WATCH: A Calgary mom’s concerns over her oldest child have gone viral, after the mother of four posted a letter to her blog, upset with the way her Down syndrome son was treated during little league t-ball registration. Jill Croteau reports.
A Calgary mom’s concerns over her oldest child have gone viral.
Karyn Slater, a mom of four active little boys, posted a letter to her blog to say she was upset the way a little league organization responded to her about signing up her son who has Down syndrome.
Slater wanted to sign two of her sons up for T-ball this spring. She wanted the brothers to play on the same team but instead of getting them on the roster, an alternate program was suggested to her by league officials.
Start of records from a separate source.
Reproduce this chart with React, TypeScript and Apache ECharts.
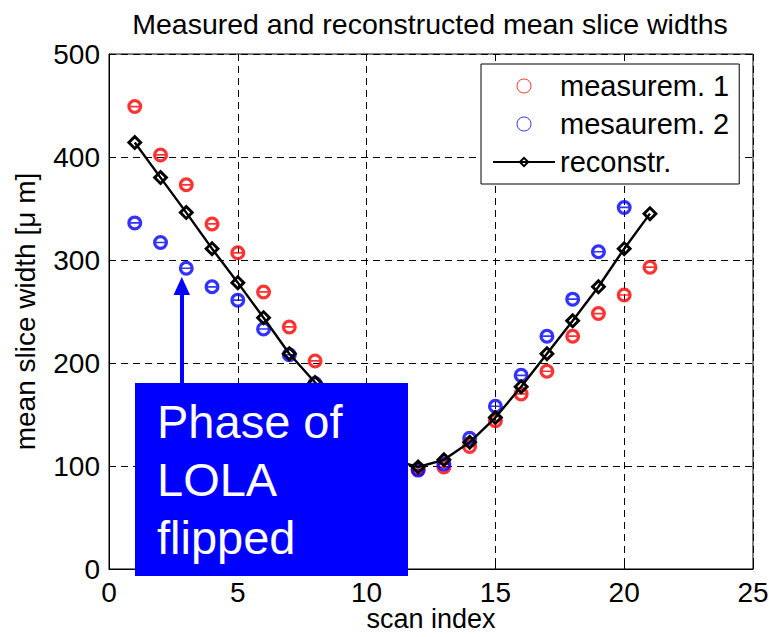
import React, { useEffect, useRef } from "react";
import * as echarts from "echarts";

const scanIndex = [1, 2, 3, 4, 5, 6, 7, 8, 9, 10, 11, 12, 13, 14, 15, 16, 17, 18, 19, 20, 21];
const measurem1 = [449, 402, 373, 335, 307, 269, 235, 202, 168, 135, 108, 97, 99, 119, 144, 170, 192, 226, 248, 266, 293];
const measurem2 = [336, 317, 292, 274, 261, 233, 208, 180, 150, 120, 100, 96, 102, 127, 158, 188, 226, 262, 308, 351];
const reconstr = [414, 380, 346, 311, 278, 244, 209, 181, 152, 127, 106, 99, 106, 123, 147, 177, 209, 241, 274, 311, 345];

const xTicks = { min: 0, max: 25, interval: 5 };
const yTicks = { min: 0, max: 500, interval: 100 };

const FONT = "'Liberation Sans', Arial, Helvetica, sans-serif";
const RING =
  "path://M15,0 A15,15 0 1,1 15,30 A15,15 0 1,1 15,0 Z M15,6.5 A8.5,8.5 0 1,0 15,23.5 A8.5,8.5 0 1,0 15,6.5 Z M5,13.3 H25 V16.7 H5 Z";
const DIAMOND = "path://M7,0 L14,7 L7,14 L0,7 Z M7,3.6 L3.6,7 L7,10.4 L10.4,7 Z";

export default function App() {
  const ref = useRef<HTMLDivElement>(null);
  useEffect(() => {
    if (!ref.current) return;
    const chart = echarts.init(ref.current, null, { renderer: "svg" });
    const pairs = (ys: number[]) => ys.map((v, i) => [scanIndex[i], v]);
    const gridLine = { show: true, lineStyle: { color: "#000", type: [7, 5] as any, width: 1 } };
    chart.setOption({
      animation: false,
      backgroundColor: "#fff",
      textStyle: { fontFamily: FONT },
      title: {
        text: "Measured and reconstructed mean slice widths",
        left: 425,
        textAlign: "center",
        top: 4,
        textStyle: { fontFamily: FONT, fontSize: 28.5, fontWeight: "normal", color: "#000" },
      },
      grid: {
        left: 109,
        right: 16,
        top: 54,
        bottom: 68,
        show: true,
        borderColor: "#000",
        borderWidth: 1,
        backgroundColor: "transparent",
        containLabel: false,
        outerBoundsMode: "none",
      },
      xAxis: {
        type: "value",
        ...xTicks,
        name: "scan index",
        nameLocation: "middle",
        nameGap: 36,
        nameMoveOverlap: false,
        nameTextStyle: { fontFamily: FONT, fontSize: 27, color: "#000", lineHeight: 27 },
        axisLine: { show: true, onZero: false, lineStyle: { color: "#000", width: 1 } },
        axisTick: { show: true, inside: true, length: 6, lineStyle: { color: "#000" } },
        axisLabel: { fontFamily: FONT, fontSize: 28, color: "#000", margin: 9 },
        splitLine: gridLine,
      },
      yAxis: {
        type: "value",
        ...yTicks,
        name: "mean slice width [\u03bc m]",
        nameLocation: "middle",
        nameGap: 70,
        nameMoveOverlap: false,
        nameTextStyle: { fontFamily: FONT, fontSize: 28, color: "#000" },
        axisLine: { show: true, lineStyle: { color: "#000", width: 1 } },
        axisTick: { show: true, inside: true, length: 6, lineStyle: { color: "#000" } },
        axisLabel: { fontFamily: FONT, fontSize: 28, color: "#000", margin: 9 },
        splitLine: gridLine,
      },
      legend: {
        orient: "vertical",
        left: 481,
        top: 64,
        backgroundColor: "#fff",
        borderColor: "#000",
        borderWidth: 1,
        padding: [7, 10, 7, 11],
        itemWidth: 62,
        itemHeight: 14,
        itemGap: 8,
        textStyle: { fontFamily: FONT, fontSize: 29, color: "#000", lineHeight: 30 },
        data: [
          { name: "measurem. 1", icon: "circle", itemStyle: { color: "transparent", borderColor: "#ff0000", borderWidth: 1 } },
          { name: "mesaurem. 2", icon: "circle", itemStyle: { color: "transparent", borderColor: "#0000ff", borderWidth: 1 } },
          { name: "reconstr." },
        ],
      },
      series: [
        {
          name: "measurem. 1",
          type: "scatter",
          data: pairs(measurem1),
          symbol: RING,
          symbolSize: 15,
          itemStyle: { color: "#ff0000" },
          z: 2,
        },
        {
          name: "mesaurem. 2",
          type: "scatter",
          data: pairs(measurem2),
          symbol: RING,
          symbolSize: 15,
          itemStyle: { color: "#0000ff" },
          z: 2,
        },
        {
          name: "reconstr.",
          type: "line",
          data: pairs(reconstr),
          symbol: DIAMOND,
          symbolSize: 16,
          showSymbol: true,
          lineStyle: { color: "#000", width: 2.4 },
          itemStyle: { color: "#000" },
          z: 3,
        },
      ],
      graphic: [
        {
          type: "rect",
          z: 100,
          shape: { x: 180, y: 292, width: 4, height: 92 },
          style: { fill: "#0000ff" },
        },
        {
          type: "polygon",
          z: 100,
          shape: { points: [[173.5, 295], [190, 295], [181.8, 277]] },
          style: { fill: "#0000ff" },
        },
        {
          type: "rect",
          z: 100,
          shape: { x: 135, y: 383, width: 273, height: 193 },
          style: { fill: "#0000ff" },
        },
        {
          type: "text",
          z: 101,
          x: 157,
          y: 392,
          style: {
            text: "Phase of\nLOLA\nflipped",
            fill: "#fff",
            fontFamily: FONT,
            fontSize: 47,
            lineHeight: 58,
            textVerticalAlign: "top",
            verticalAlign: "top",
          },
        },
      ],
    });
    return () => chart.dispose();
  }, []);
  return <div ref={ref} style={{ position: "fixed", left: 0, top: 0, width: 769, height: 637 }} />;
}
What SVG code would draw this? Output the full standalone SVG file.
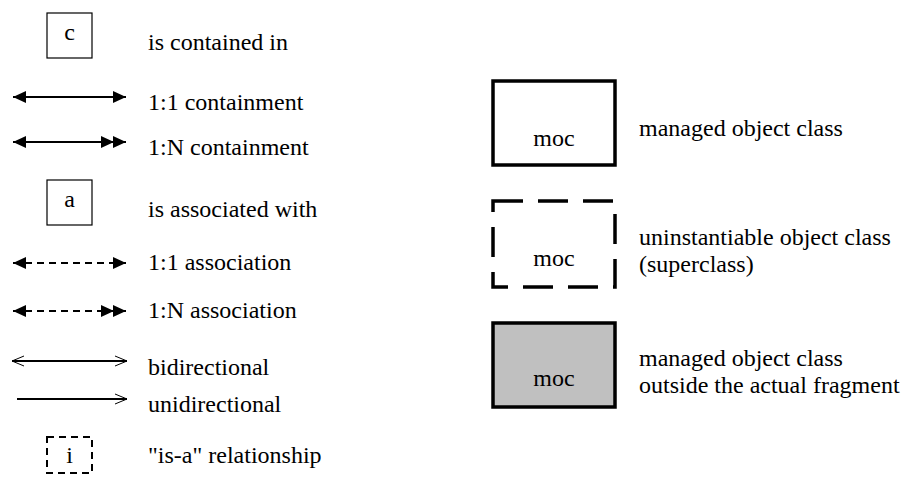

Rather than responding to her email reading “sign him up,” the league directed her to a program they felt could better accommodate his needs.
“They didn’t flat out say ‘no’ but said, ‘We have had challenges with kiddos with disabilities and so we would recommend this other program to you,’” Slater said.
Karyn and her husband Curtis have made all kinds of efforts to enrol their son into mainstream sports and a typical school and want him to be as included as possible.
“They didn’t give Jake a chance without meeting him,” Curtis said. “It was a blanket statement suggesting the other program was a better fit and it didn’t seem right.”
Karyn felt protective.
“You love your kids and I am a mama bear for all of them.
” You go through anger, hurt and grieving.” she added. “I came out of that with more of a resolve to be an advocate for change in the midst of that.”
“There has been a reaction and it struck a nerve in the disability community,” Curtis said. “This is a common experience, they’re often approaching organizations where it’s easier to say no or suggest another program and for us, that’s not OK.”
The Centennial Little league president, Chris Bentley, said they never refused Jake into the program and insisted it was more of what they would consider a “suggestion” about enrolling him somewhere else.
“I have regrets there’s a kid out there not playing ball,” Bentley said. “But do I have a regret suggesting she try Challenger first? Absolutely not.
“It’s designed for kids with emotional, cognitive and physical challenges and she took the suggestion the wrong way.”
Bentley added they’ve had lots of kids with different abilities in the past play for their teams and are happy to have Jake play. The Slaters say for this season, they’ve scheduled their son for soccer instead.